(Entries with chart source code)
============

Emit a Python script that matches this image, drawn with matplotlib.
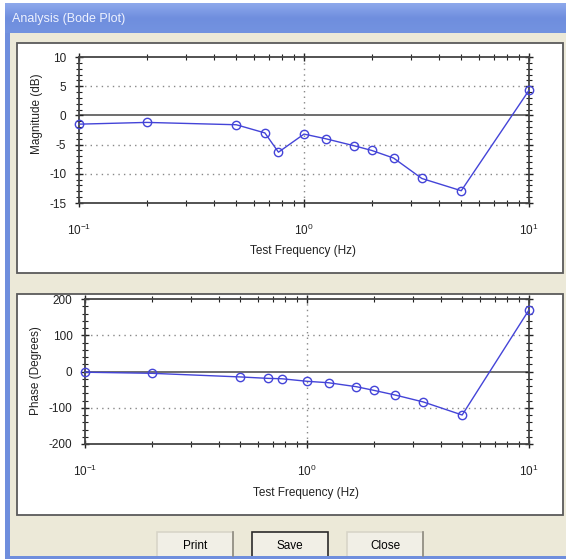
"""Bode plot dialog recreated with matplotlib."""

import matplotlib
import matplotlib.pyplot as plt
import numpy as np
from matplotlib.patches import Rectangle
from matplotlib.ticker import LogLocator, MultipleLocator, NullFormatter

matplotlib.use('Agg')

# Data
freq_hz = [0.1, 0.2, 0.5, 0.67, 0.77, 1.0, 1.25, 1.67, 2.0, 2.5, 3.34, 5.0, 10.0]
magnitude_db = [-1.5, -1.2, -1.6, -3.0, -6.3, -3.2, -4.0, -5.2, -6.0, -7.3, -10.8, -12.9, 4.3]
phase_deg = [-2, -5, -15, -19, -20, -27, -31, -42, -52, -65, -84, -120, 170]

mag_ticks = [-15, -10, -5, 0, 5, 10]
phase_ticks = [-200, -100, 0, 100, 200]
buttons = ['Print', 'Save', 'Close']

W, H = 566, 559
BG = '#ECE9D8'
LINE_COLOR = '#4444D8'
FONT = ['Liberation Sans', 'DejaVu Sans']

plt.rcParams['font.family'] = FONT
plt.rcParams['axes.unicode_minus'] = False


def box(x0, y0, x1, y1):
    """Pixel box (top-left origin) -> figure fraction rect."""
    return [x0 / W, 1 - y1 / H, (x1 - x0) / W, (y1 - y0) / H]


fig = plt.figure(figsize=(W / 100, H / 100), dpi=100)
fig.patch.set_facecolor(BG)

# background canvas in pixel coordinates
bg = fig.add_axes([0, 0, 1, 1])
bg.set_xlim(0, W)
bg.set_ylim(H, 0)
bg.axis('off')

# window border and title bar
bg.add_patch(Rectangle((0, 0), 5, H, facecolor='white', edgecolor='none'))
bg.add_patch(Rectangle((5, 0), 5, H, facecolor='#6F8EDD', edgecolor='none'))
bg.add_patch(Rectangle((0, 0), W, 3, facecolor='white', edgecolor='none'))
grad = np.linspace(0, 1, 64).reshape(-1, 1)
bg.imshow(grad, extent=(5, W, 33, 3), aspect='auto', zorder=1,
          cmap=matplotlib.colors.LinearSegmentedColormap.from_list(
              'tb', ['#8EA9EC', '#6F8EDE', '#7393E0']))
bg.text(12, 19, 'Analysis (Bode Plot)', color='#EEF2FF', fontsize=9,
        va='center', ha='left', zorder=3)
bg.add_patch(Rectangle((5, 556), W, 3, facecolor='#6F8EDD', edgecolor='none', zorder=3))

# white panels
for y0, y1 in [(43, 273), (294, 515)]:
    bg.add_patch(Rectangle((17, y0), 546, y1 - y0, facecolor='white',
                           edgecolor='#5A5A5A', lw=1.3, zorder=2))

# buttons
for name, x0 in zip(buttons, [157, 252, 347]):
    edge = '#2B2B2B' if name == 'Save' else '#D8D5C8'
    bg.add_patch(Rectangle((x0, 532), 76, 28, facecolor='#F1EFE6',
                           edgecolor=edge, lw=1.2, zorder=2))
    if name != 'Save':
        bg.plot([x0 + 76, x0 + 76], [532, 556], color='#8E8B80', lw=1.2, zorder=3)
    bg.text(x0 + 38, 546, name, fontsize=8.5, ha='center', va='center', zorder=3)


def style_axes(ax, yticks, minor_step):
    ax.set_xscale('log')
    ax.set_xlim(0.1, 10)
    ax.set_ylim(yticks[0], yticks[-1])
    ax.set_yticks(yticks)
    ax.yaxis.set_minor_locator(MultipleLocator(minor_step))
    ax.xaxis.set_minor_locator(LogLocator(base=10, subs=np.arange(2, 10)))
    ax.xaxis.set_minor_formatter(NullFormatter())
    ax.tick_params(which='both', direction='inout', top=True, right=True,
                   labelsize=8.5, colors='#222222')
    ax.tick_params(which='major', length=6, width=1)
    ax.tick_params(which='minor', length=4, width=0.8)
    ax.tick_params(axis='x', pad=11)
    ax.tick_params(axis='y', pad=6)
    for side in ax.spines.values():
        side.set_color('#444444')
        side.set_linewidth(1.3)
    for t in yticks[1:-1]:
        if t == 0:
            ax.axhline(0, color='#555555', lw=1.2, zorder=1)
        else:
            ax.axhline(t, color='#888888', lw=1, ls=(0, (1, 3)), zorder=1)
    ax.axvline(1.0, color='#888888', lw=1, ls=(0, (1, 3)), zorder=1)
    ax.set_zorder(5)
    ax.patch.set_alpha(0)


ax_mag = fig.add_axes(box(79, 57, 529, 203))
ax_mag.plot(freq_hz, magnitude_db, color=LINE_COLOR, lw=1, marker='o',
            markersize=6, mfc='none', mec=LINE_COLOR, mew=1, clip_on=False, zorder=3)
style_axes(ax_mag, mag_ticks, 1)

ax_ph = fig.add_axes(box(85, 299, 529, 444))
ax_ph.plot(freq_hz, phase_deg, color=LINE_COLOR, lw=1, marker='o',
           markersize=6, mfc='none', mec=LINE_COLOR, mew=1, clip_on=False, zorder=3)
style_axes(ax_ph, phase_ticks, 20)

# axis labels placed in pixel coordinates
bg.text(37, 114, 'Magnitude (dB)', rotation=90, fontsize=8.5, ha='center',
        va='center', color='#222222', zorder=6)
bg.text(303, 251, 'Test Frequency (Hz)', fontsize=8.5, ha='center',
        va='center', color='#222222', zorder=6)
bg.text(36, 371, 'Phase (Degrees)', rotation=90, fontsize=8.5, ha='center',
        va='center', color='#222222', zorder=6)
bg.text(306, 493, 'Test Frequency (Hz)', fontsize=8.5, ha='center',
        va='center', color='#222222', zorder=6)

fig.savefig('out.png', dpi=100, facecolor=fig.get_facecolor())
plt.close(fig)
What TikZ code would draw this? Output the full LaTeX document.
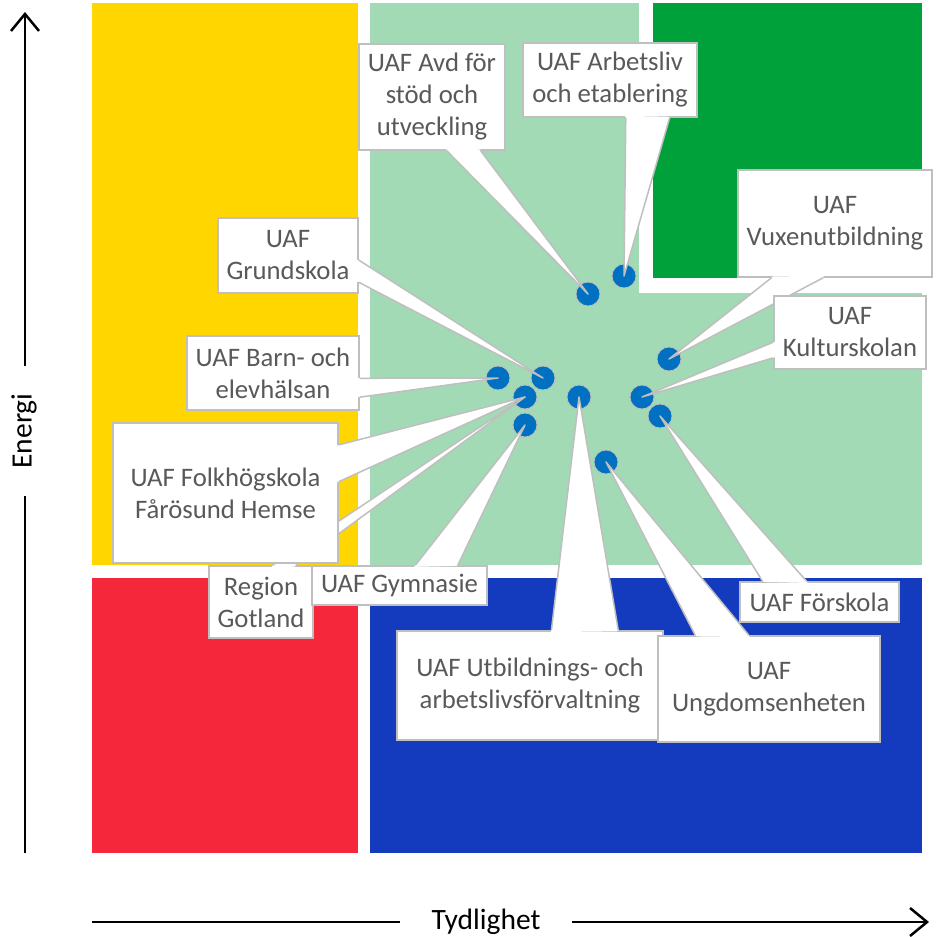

============

_Problem to work on_:
Write out again exactly the lines from the start of the data above through the line containing "buttons = ['Print', 'Save', 'Close']", inclusive, excluding any pictures.

_Output for this task_:
Emit a Python script that matches this image, drawn with matplotlib.
"""Bode plot dialog recreated with matplotlib."""

import matplotlib
import matplotlib.pyplot as plt
import numpy as np
from matplotlib.patches import Rectangle
from matplotlib.ticker import LogLocator, MultipleLocator, NullFormatter

matplotlib.use('Agg')

# Data
freq_hz = [0.1, 0.2, 0.5, 0.67, 0.77, 1.0, 1.25, 1.67, 2.0, 2.5, 3.34, 5.0, 10.0]
magnitude_db = [-1.5, -1.2, -1.6, -3.0, -6.3, -3.2, -4.0, -5.2, -6.0, -7.3, -10.8, -12.9, 4.3]
phase_deg = [-2, -5, -15, -19, -20, -27, -31, -42, -52, -65, -84, -120, 170]

mag_ticks = [-15, -10, -5, 0, 5, 10]
phase_ticks = [-200, -100, 0, 100, 200]
buttons = ['Print', 'Save', 'Close']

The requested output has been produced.